Pour la Rue Cambon, la généralisation du régime indemnitaire tenant compte des fonctions, des sujétions, de l’expertise et de l’engagement professionnel (Rifseep) doit aussi “être menée à son terme pour permettre de reconnaître le niveau de responsabilité des postes occupés et de récompenser la manière de servir individuelle des agents”. 

Aux yeux des magistrats financiers, l’intéressement collectif dans la fonction publique mériterait ainsi “d’être développé davantage, dans son quantum et son champ d’application”. Une proposition qui fait écho au souhait du gouvernement de développer cet intéressement collectif (mais aussi individuel) dans la fonction publique, au travers notamment de la rémunération au mérite. Promis par Emmanuel Macron durant la campagne présidentielle, ce grand chantier des rémunérations des agents publics sera lancé à la rentrée. 

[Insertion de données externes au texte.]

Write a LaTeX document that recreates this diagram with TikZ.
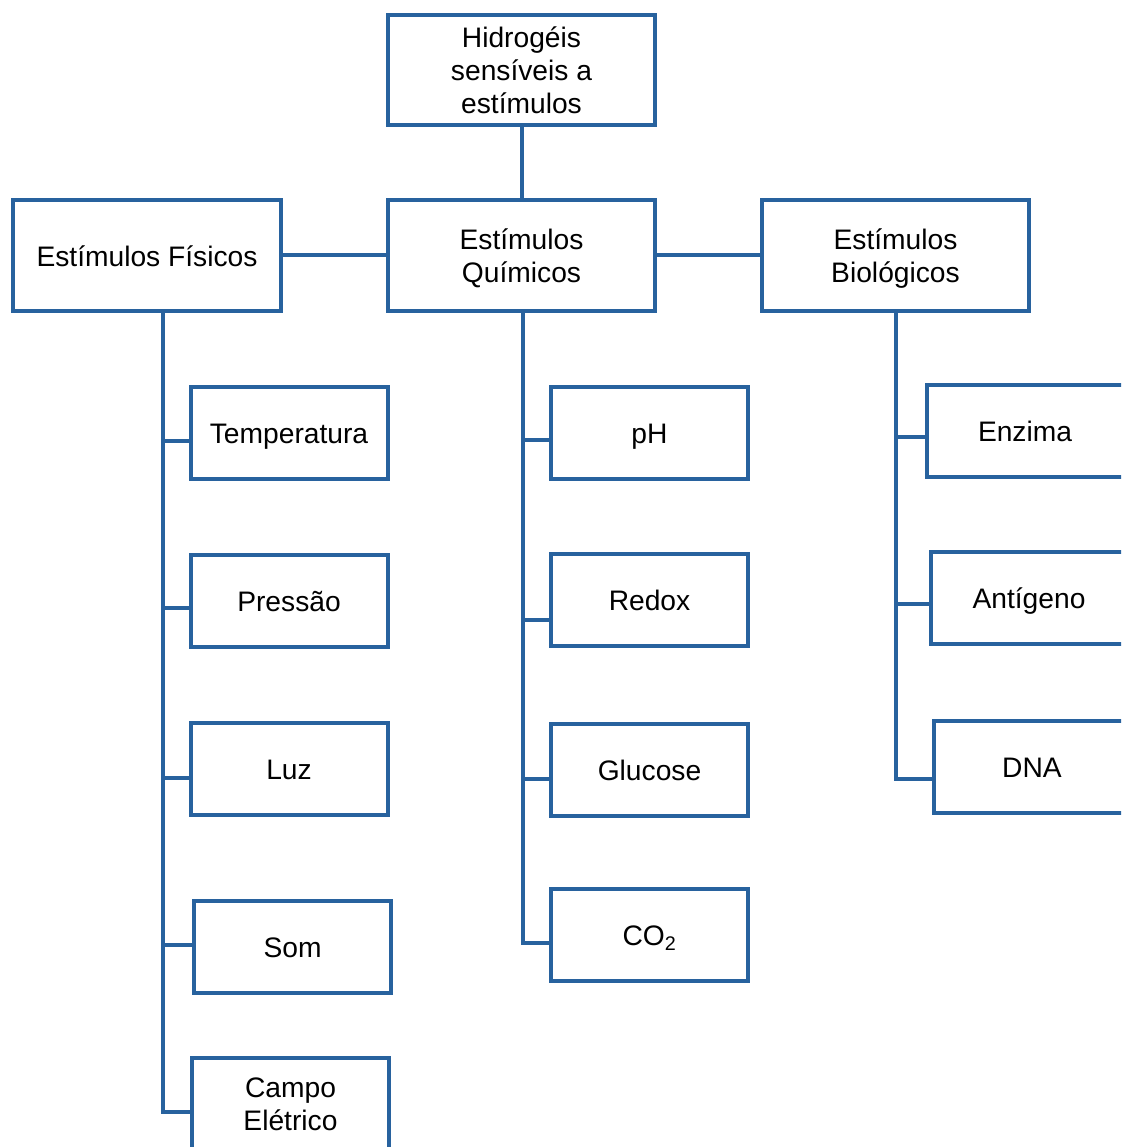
\documentclass[tikz,border=0pt]{standalone}
\usepackage{fontspec}
\setmainfont{Liberation Sans}
\definecolor{boxblue}{RGB}{40,98,158}
% centred block of lines, set a little low so the capitals sit mid-box
\newcommand{\boxtext}[1]{\raisebox{-4pt}[\height][\depth]{\begin{tabular}{@{}c@{}}#1\end{tabular}}}
\begin{document}
\begin{tikzpicture}[x=1pt,y=-1pt,
  every node/.style={font=\fontsize{28.2}{33}\selectfont},
  bigbox/.style={draw=boxblue,line width=4pt,fill=white,minimum width=267pt,minimum height=110pt,inner sep=0pt},
  leafbox/.style={draw=boxblue,line width=4pt,fill=white,minimum width=197pt,minimum height=92pt,inner sep=0pt},
  link/.style={draw=boxblue,line width=4pt}]
\useasboundingbox (0,0) rectangle (1121,1147);
\clip (0,0) rectangle (1121,1147);

% branch points on the three trunks
\coordinate (fb1) at (163,441);
\coordinate (fb2) at (163,608);
\coordinate (fb3) at (163,778);
\coordinate (fb4) at (163,945);
\coordinate (fb5) at (163,1112);
\coordinate (qb1) at (523,440);
\coordinate (qb2) at (523,620);
\coordinate (qb3) at (523,779);
\coordinate (qb4) at (523,943);
\coordinate (bb1) at (896,437);
\coordinate (bb2) at (896,604);
\coordinate (bb3) at (896,779);

% main boxes
\node[bigbox] (top) at (521.5,70) {\boxtext{Hidrogéis\\sensíveis a\\estímulos}};
\node[bigbox,minimum width=268pt] (fis) at (147,255.5) {\boxtext{Estímulos Físicos}};
\node[bigbox] (qui) at (521.5,255.5) {\boxtext{Estímulos\\Químicos}};
\node[bigbox] (bio) at (895.5,255.5) {\boxtext{Estímulos\\Biológicos}};

% physical stimuli
\node[leafbox] (temp) at (289,432.5) {\boxtext{Temperatura}};
\node[leafbox] (pres) at (289,600.5) {\boxtext{Pressão}};
\node[leafbox] (luz)  at (289,768.5) {\boxtext{Luz}};
\node[leafbox] (som)  at (292.5,946.5) {\boxtext{Som}};
\node[leafbox] (camp) at (290.5,1103.5) {\boxtext{Campo\\Elétrico}};

% chemical stimuli
\node[leafbox] (ph)    at (649.5,432.5) {\boxtext{pH}};
\node[leafbox] (redox) at (649.5,599.5) {\boxtext{Redox}};
\node[leafbox] (gluc)  at (649.5,769.5) {\boxtext{Glucose}};
\node[leafbox] (co2)   at (649.5,934.5) {\boxtext{CO\textsubscript{2}}};

% biological stimuli
\node[leafbox] (enz) at (1025,430.5) {\boxtext{Enzima}};
\node[leafbox] (ant) at (1029,597.5) {\boxtext{Antígeno}};
\node[leafbox] (dna) at (1032,766.5) {\boxtext{DNA}};

% hierarchy links
\draw[link] (top.south) -- (qui.north);
\draw[link] (fis.east) -- (qui.west);
\draw[link] (qui.east) -- (bio.west);

% trunks with their branches
\draw[link] (fis.south -| fb5) |- (fb5 -| camp.west);
\draw[link] (fb1) -- (fb1 -| temp.west);
\draw[link] (fb2) -- (fb2 -| pres.west);
\draw[link] (fb3) -- (fb3 -| luz.west);
\draw[link] (fb4) -- (fb4 -| som.west);

\draw[link] (qui.south -| qb4) |- (qb4 -| co2.west);
\draw[link] (qb1) -- (qb1 -| ph.west);
\draw[link] (qb2) -- (qb2 -| redox.west);
\draw[link] (qb3) -- (qb3 -| gluc.west);

\draw[link] (bio.south -| bb3) |- (bb3 -| dna.west);
\draw[link] (bb1) -- (bb1 -| enz.west);
\draw[link] (bb2) -- (bb2 -| ant.west);
\end{tikzpicture}
\end{document}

Des mesures spécifiques pour les agents
les moins bien rémunérés

La Cour des comptes profite de son rapport pour revenir aussi sur la question des revalorisations générales et donc du dégel du point d’indice, dont l’exécutif veut augmenter la valeur de 3,5 % au 1er juillet. Un tel dégel, indiquent les magistrats financiers, est justifié “compte tenu de la montée de l’inflation”. Mais, poursuivent-ils, “cela ne devrait pas conduire à renoncer à une démarche d’évolution différenciée en fonction des priorités sectorielles telles que la justice, la sécurité, l’éducation ou, plus récemment, la santé, ni à la mobilisation d’outils permettant une meilleure individualisation des situations et une gestion dynamique des ressources humaines”.  

Cette même tension inflationniste, ajoute la Rue Cambon, doit aussi “conduire à porter une attention renouvelée aux agents les moins bien rémunérés”. Le tout “par des mesures qui leur soient spécifiques au lieu de mesures générales ne répondant qu’imparfaitement à leur besoin”.